« Mon crime le plus grand est d'être une femme libre à une époque où l'on ne tolère que les esclaves.» N Al-Saadawi
Figure emblématique de l'émancipation des femmes, Nawal Al-Saadawi s'est éteinte le 21 mars 2021 au Caire à l'âge de 89 ans. Elle est née le 27 octobre 1931 près du Caire dans une famille musulmane de la bourgeoisie moyenne. Si elle a été excisée à l'âge de six ans, ses parents lui ont offert toutefois le privilège, réservé souvent dans cette Égypte traditionnelle aux garçons, d'accéder au savoir en l'inscrivant à l'école.
Nawal Al-Saadawi est diplômée de la faculté de médecine du Caire et de l'Université de Columbia à New-York où elle restera près de 10 ans. Médecin psychiatre, elle s'occupait des comportements névrotiques liés notamment à la sexualité.
Dès 1958, Al-Saadawi publie son premier roman Mémoires d’une femme docteur où elle dénonce entre autres les violences conjugales. En 1969 elle écrit La femme et le sexe qui lui coûtera sa place de directrice générale au ministère de la Santé et sera condamnée par toutes les autorités religieuses d’Égypte.
En 1982, Al-Saadawi créa l'Association de solidarité des femmes arabes (AWSA) qui sera dissoute par le gouvernement égyptien en 1991. En 1984, elle publie Mémoires de la prison des femmes et Douze femmes dans Kanater, où elle relate son expérience douloureuse de son séjour en prison : «C'est au cours de mon incarcération à la prison des femmes de Kanater, en septembre 1981, que m'est venu l'idée d'écrire une pièce sur mon expérience. Ce que j'étais en train de vivre dans cette salle commune, réservée aux détenues politiques, était unique pour moi. J'étais là, avec onze autres détenues, parce que Sadate avait décidé d'en finir avec toute l'opposition et de faire taire toutes les voix qui ne concordaient pas avec la sienne. C'est dans cette optique qu'il fit arrêter, le 2 septembre 1981, 1536 hommes et femmes de toutes les tendances politiques, considérés dangereux pour son régime.» (Kanater)
Cette femme courageuse qui ne s'est jamais reniée était combattue tant par le pouvoir politique que par les fanatiques religieux.

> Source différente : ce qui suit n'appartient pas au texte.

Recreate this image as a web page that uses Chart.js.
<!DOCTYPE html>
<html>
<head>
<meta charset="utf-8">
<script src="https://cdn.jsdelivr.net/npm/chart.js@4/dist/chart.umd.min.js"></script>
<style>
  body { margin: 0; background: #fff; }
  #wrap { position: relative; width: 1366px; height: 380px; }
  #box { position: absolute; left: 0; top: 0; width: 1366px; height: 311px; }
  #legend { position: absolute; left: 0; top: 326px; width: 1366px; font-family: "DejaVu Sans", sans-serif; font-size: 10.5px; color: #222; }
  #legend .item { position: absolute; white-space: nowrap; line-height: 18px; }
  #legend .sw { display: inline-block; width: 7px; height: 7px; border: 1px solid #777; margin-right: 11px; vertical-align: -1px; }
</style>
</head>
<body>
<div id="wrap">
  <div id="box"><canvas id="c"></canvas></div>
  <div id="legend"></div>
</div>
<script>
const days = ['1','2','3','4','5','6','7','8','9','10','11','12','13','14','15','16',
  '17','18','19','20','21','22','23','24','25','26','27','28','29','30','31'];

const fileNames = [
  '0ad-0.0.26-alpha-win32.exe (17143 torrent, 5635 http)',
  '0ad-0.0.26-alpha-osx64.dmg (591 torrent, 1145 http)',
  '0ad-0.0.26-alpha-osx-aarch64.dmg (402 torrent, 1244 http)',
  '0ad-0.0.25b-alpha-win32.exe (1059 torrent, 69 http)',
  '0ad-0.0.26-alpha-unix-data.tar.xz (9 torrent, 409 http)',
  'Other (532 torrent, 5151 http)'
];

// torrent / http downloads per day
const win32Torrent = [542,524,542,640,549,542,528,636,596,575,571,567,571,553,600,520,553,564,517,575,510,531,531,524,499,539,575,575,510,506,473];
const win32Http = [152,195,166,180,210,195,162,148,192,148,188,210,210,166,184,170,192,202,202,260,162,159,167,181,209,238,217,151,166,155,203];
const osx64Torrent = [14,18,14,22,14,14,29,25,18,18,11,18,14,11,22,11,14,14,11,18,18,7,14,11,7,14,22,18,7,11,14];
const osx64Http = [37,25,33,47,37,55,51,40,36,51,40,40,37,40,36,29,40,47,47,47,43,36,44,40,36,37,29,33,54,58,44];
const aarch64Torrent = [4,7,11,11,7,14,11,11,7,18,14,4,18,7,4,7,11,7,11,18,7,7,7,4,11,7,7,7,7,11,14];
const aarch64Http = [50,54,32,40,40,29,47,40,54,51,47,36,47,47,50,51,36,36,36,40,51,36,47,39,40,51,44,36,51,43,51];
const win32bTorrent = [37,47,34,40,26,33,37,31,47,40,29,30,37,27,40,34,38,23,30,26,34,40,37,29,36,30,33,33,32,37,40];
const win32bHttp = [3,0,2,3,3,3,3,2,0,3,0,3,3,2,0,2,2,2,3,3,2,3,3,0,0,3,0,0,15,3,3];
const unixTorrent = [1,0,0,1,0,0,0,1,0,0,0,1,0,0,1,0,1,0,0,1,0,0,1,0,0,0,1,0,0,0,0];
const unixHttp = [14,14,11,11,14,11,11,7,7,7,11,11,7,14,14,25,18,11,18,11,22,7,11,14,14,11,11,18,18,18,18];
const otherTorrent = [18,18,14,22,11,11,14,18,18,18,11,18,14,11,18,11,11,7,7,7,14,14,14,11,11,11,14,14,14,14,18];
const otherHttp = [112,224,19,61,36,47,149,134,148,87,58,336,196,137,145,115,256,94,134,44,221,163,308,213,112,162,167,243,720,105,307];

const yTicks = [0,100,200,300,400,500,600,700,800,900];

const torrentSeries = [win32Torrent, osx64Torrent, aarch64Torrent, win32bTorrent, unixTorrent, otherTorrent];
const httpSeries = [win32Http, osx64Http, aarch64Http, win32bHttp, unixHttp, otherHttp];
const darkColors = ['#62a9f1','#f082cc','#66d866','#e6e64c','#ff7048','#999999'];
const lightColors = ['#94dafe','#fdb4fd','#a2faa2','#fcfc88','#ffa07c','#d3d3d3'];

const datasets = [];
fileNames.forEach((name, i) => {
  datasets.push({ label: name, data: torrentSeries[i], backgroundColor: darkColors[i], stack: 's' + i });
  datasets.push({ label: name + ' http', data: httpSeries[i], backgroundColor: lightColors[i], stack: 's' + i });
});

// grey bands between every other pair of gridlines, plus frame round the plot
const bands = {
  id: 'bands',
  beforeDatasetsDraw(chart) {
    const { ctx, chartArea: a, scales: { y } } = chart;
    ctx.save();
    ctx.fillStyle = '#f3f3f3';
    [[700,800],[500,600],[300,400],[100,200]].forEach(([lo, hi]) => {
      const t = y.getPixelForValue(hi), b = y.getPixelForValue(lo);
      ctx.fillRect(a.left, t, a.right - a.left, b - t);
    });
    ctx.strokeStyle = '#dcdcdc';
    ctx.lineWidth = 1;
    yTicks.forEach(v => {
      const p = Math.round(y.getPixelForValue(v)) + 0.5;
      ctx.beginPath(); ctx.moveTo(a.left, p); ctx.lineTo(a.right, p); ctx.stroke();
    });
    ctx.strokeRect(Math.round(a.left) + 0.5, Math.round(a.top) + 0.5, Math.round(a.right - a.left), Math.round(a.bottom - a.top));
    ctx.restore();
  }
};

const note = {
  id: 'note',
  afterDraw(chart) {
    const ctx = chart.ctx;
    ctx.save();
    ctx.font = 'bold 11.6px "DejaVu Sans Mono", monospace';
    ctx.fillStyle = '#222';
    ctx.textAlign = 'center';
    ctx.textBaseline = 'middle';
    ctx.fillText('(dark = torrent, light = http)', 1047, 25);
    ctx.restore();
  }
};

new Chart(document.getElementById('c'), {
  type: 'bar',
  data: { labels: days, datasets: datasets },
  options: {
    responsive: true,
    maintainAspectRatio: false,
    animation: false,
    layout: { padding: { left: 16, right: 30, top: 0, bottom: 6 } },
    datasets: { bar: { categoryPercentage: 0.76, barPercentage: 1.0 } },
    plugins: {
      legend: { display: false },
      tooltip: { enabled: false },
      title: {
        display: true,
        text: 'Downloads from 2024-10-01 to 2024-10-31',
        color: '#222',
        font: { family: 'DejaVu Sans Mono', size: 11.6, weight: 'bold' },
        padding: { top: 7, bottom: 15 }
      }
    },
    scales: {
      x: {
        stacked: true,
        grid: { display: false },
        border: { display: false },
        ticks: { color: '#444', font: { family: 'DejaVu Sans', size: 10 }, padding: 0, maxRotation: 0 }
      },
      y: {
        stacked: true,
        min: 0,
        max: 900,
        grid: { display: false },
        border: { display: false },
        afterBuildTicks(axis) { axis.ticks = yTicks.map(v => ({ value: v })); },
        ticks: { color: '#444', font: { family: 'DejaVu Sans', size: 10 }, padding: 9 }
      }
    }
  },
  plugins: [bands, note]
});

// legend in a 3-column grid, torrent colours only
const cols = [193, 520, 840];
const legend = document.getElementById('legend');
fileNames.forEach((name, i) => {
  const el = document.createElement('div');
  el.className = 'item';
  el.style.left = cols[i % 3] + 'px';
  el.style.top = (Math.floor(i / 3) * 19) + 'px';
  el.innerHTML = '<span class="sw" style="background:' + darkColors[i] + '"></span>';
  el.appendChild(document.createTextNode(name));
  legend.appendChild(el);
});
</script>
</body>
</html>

Elle a «réussi» si l'on peut dire à faire l'unanimité contre elle.
Nawal Al-Saadawi a écrit au total une cinquantaine d'ouvrages en arabe et traduits dans plusieurs langues. Ses livres dénoncent tous non seulement le patriarcat, mais aussi le système qui le nourrit et l'entretient, le capitalisme. Dans La face cachée d’Eve, publié en 1982 elle écrivait : «Nous, femmes de pays arabes, réalisons que si nous sommes encore esclaves, encore opprimées, ce n’est pas parce que nous appartenons à l’Orient, ni parce que nous sommes arabes ou membres de sociétés musulmanes mais en vertu du système patriarcal de classe qui a dominé le monde depuis des centaines d’années».